Jennings’s testimony appeared to do little to advance the Democrats’ investigation of the firing of several U.S. attorneys.
“Senator, pursuant to the president’s assertion of executive privilege over consideration, deliberations or communications related to the U.S. attorneys matter, I must respectfully decline to answer your question at this time,” Jennings said repeatedly. He several times said he did not recall events.
Senior White House aide Karl Rove, who is Jennings’s boss, also was subpoenaed to testify but did not appear before the panel.

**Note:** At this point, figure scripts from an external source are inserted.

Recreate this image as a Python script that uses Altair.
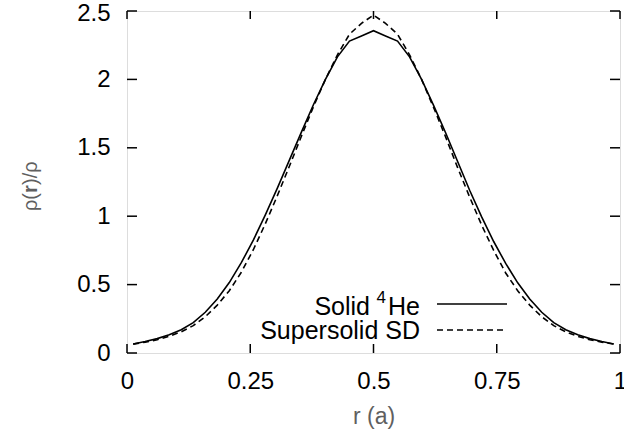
import altair as alt
import pandas as pd

# ---- data ----
r_values = [0.0125, 0.036875, 0.06125, 0.085625, 0.11, 0.134375, 0.15875, 0.183125,
            0.2075, 0.231875, 0.25625, 0.280625, 0.305, 0.329375, 0.35375, 0.378125,
            0.4025, 0.426875, 0.45125, 0.475625, 0.5,
            0.524375, 0.54875, 0.573125, 0.5975, 0.621875, 0.64625, 0.670625,
            0.695, 0.719375, 0.74375, 0.768125, 0.7925, 0.816875, 0.84125,
            0.865625, 0.89, 0.914375, 0.93875, 0.963125, 0.9875]
solid_he4 = [0.066, 0.084, 0.105, 0.133, 0.17, 0.222, 0.298, 0.395,
             0.515, 0.66, 0.825, 1.01, 1.205, 1.41, 1.615, 1.815,
             2.00, 2.165, 2.28, 2.318, 2.356,
             2.318, 2.28, 2.165, 2.00, 1.81, 1.61, 1.40,
             1.19, 0.995, 0.815, 0.655, 0.513, 0.395, 0.298,
             0.222, 0.17, 0.133, 0.105, 0.084, 0.066]
supersolid_sd = [0.065, 0.079, 0.097, 0.122, 0.155, 0.20, 0.265, 0.35,
                 0.455, 0.59, 0.755, 0.945, 1.15, 1.365, 1.585, 1.80,
                 2.00, 2.18, 2.33, 2.41, 2.47,
                 2.41, 2.33, 2.18, 2.00, 1.795, 1.58, 1.355,
                 1.14, 0.935, 0.75, 0.585, 0.455, 0.35, 0.265,
                 0.20, 0.155, 0.122, 0.097, 0.079, 0.065]
x_ticks = [0, 0.25, 0.5, 0.75, 1]
y_ticks = [0, 0.5, 1, 1.5, 2, 2.5]
legend1_parts = ["Solid", "4", "He"]
legend2_label = "Supersolid SD"
y_title_parts = ["\u03c1(", "r", ")/\u03c1"]
x_title = "r (a)"

FONT = "Liberation Sans"
TITLE_GRAY = "#5f5f5f"
W, H = 493, 342

x_scale = alt.Scale(domain=[0, 1], nice=False, zero=False)
y_scale = alt.Scale(domain=[0, 2.5], nice=False, zero=False)

df_solid = pd.DataFrame({"r": r_values, "v": solid_he4})
df_dash = pd.DataFrame({"r": r_values, "v": supersolid_sd})

x_axis = alt.Axis(values=x_ticks, labelExpr="datum.value + ''", ticks=False, tickSize=0,
                  domain=False, grid=False, labelPadding=16, labelFontSize=24,
                  labelFont=FONT, labelColor="black", labelFlush=False, labelOverlap=False,
                  title=x_title, titleFont=FONT, titleFontSize=23,
                  titleFontWeight="normal", titleColor=TITLE_GRAY,
                  titleY=70, titleBaseline="alphabetic")
y_axis = alt.Axis(values=y_ticks, labelExpr="datum.value + ''", ticks=False, tickSize=0,
                  domain=False, grid=False, labelPadding=17, labelFontSize=24,
                  labelFont=FONT, labelColor="black", labelOverlap=False, labelFlush=False,
                  labelOffset={"condition": {"test": "datum.value == 2.5", "value": 2}, "value": 0},
                  title=None)

solid = alt.Chart(df_solid).mark_line(color="black", strokeWidth=1.6).encode(
    x=alt.X("r:Q", scale=x_scale, axis=x_axis),
    y=alt.Y("v:Q", scale=y_scale, axis=y_axis),
)
dashed = alt.Chart(df_dash).mark_line(color="black", strokeWidth=1.6, strokeDash=[6, 4]).encode(
    x=alt.X("r:Q", scale=x_scale, axis=x_axis),
    y=alt.Y("v:Q", scale=y_scale, axis=y_axis),
)

df_xt = pd.DataFrame({"r": x_ticks})
df_yt = pd.DataFrame({"v": y_ticks})
tick_style = dict(color="black", strokeWidth=1.5)
xt_bottom = alt.Chart(df_xt).mark_rule(**tick_style).encode(
    x=alt.X("r:Q", scale=x_scale, axis=x_axis), y=alt.value(H), y2=alt.value(H - 9))
xt_top = alt.Chart(df_xt).mark_rule(**tick_style).encode(
    x=alt.X("r:Q", scale=x_scale, axis=x_axis), y=alt.value(0), y2=alt.value(8))
yt_left = alt.Chart(df_yt).mark_rule(**tick_style).encode(
    y=alt.Y("v:Q", scale=y_scale, axis=y_axis), x=alt.value(0), x2=alt.value(10))
yt_right = alt.Chart(df_yt).mark_rule(**tick_style).encode(
    y=alt.Y("v:Q", scale=y_scale, axis=y_axis), x=alt.value(W), x2=alt.value(W - 10))


def text_layer(s, x, y, size, color="black", angle=0, align="right", weight="normal"):
    return alt.Chart(pd.DataFrame({"t": [s]})).mark_text(
        font=FONT, fontSize=size, color=color, angle=angle, align=align,
        fontWeight=weight, baseline="alphabetic").encode(
        text="t:N", x=alt.value(x), y=alt.value(y))


# y title with bold r
anchor_y = 182
part1 = text_layer(y_title_parts[0], -90, anchor_y, 20, TITLE_GRAY, 270, "right")
part2 = text_layer(y_title_parts[1], -90, anchor_y - 4, 20, TITLE_GRAY, 270, "center", "bold")
part3 = text_layer(y_title_parts[2], -90, anchor_y - 8, 20, TITLE_GRAY, 270, "left")

# legend
leg1_a = text_layer(legend1_parts[0], 243, 304, 25)
leg1_b = text_layer(legend1_parts[1], 259, 292, 17)
leg1_c = text_layer(legend1_parts[2], 293, 304, 25)
leg2_text = text_layer(legend2_label, 293, 328, 25)
one = pd.DataFrame({"a": [0]})
leg1_line = alt.Chart(one).mark_rule(color="black", strokeWidth=1.6).encode(
    x=alt.value(310), x2=alt.value(380), y=alt.value(293))
leg2_line = alt.Chart(one).mark_rule(color="black", strokeWidth=1.6, strokeDash=[6, 4]).encode(
    x=alt.value(310), x2=alt.value(380), y=alt.value(319))

chart = alt.layer(
    solid, dashed, xt_bottom, xt_top, yt_left, yt_right,
    part1, part2, part3, leg1_a, leg1_b, leg1_c, leg2_text, leg1_line, leg2_line,
).properties(
    width=W, height=H,
    autosize=alt.AutoSizeParams(type="none"),
    padding={"left": 127, "top": 11, "right": 4, "bottom": 80},
).configure_view(stroke="black", strokeWidth=2).configure(background="white")

chart.save("out.html", embed_options={"renderer": "svg", "actions": False})
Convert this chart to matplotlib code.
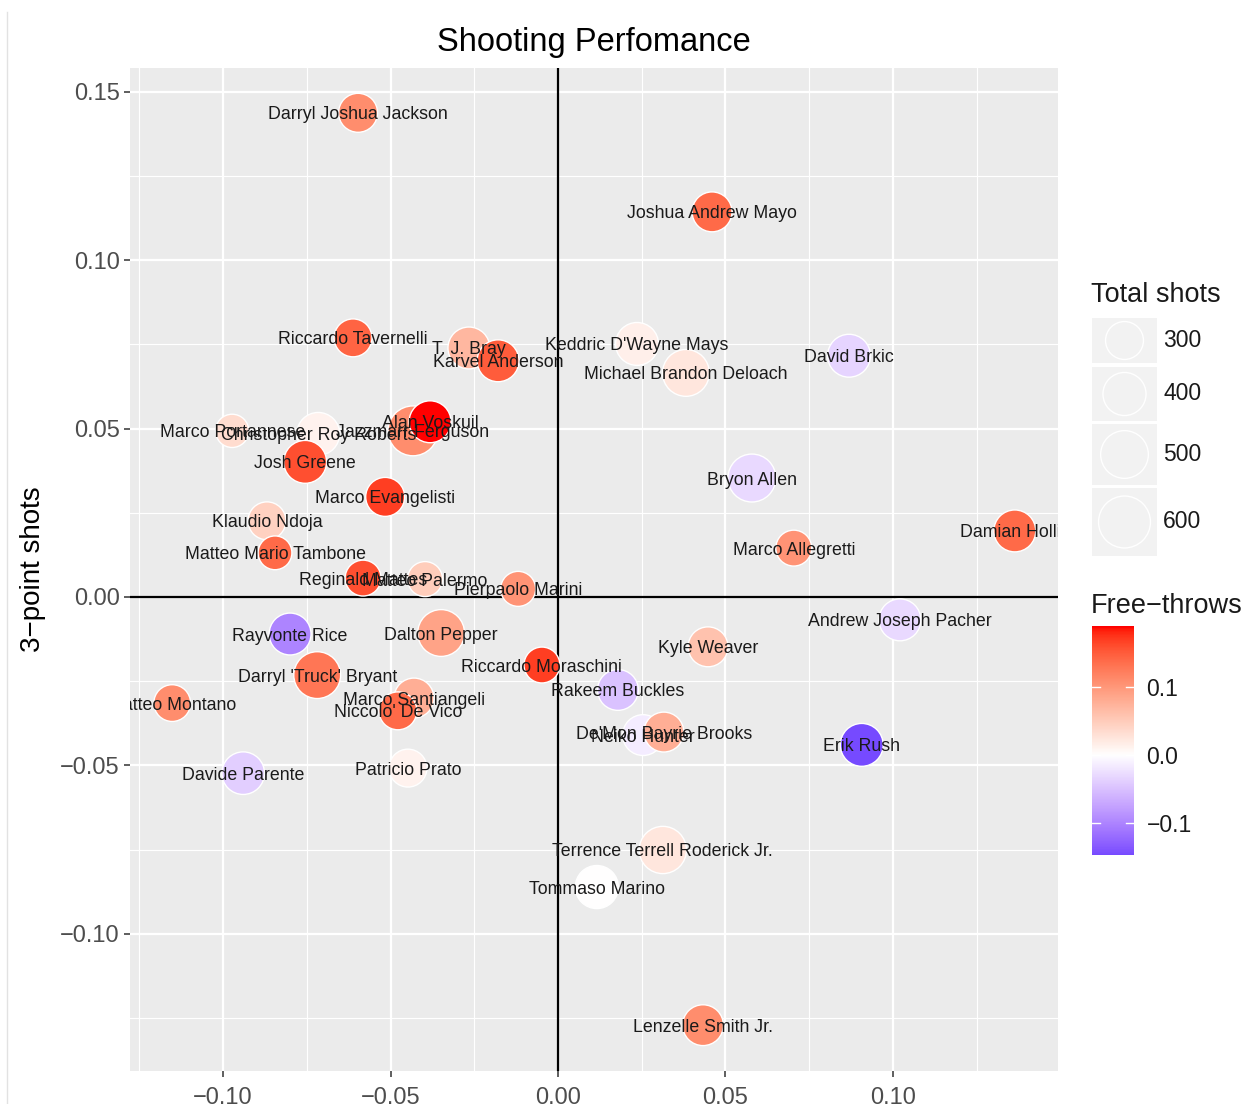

“Karl Rove, who refused to comply with Senate subpoenas, spoke publicly in sessions at Troy University in Alabama and at the Clinton School of Public Service in Arkansas about the U.S. attorney firings when the scandal first became public,” Senate Judiciary Committee Chairman Patrick Leahy (D-Vt.) said. “Yet he doesn’t appear when he’s summoned before Congress to finally tell the truth. He refuses to tell this committee, with legislative oversight and advice-and-consent responsibility for the Department of Justice and the United States attorneys, about his role in targeting well-respected U.S. attorneys for firing and then seeking to cover up his role and that of his staff in the scandal.”
Leahy again accused the White House of “Nixonian stonewalling.”
Sen. Orrin Hatch (R-Utah) strongly rejected those assertions.
He charged Democrats with making “demands that they knew the executive branch would resist” and asking questions “they know witnesses cannot answer and then they yell about a cover-up.”
“They chose to cast mistakes or mishandling first as inconsistencies, then as improprieties and then even as illegalities, which nobody’s been able to show,” Hatch added.
Democrats were visibly frustrated with their lack of progress.
One exchange during questions from Sen. Charles Schumer (D-N.Y.) best illustrated the mood in the hearing room.
When Jennings answered a question to discuss a breakfast meeting with New Mexico GOP officials but refused to answer a follow-up question about whether a Republican state official complained about a U.S. attorney at another time, Schumer vented his frustration.
“How is one privileged and one not? It depends — if you’re having eggs it’s privileged, and if you’re having Corn Flakes it’s not? I mean, I don’t get it,” Schumer said.
“Senator, I’m doing the best I can,” Jennings said. “And, believe me, this is likely as frustrating for me as it is for you, but I’m doing the best —”
At that point, Leahy intervened: “No trust me, it is not.”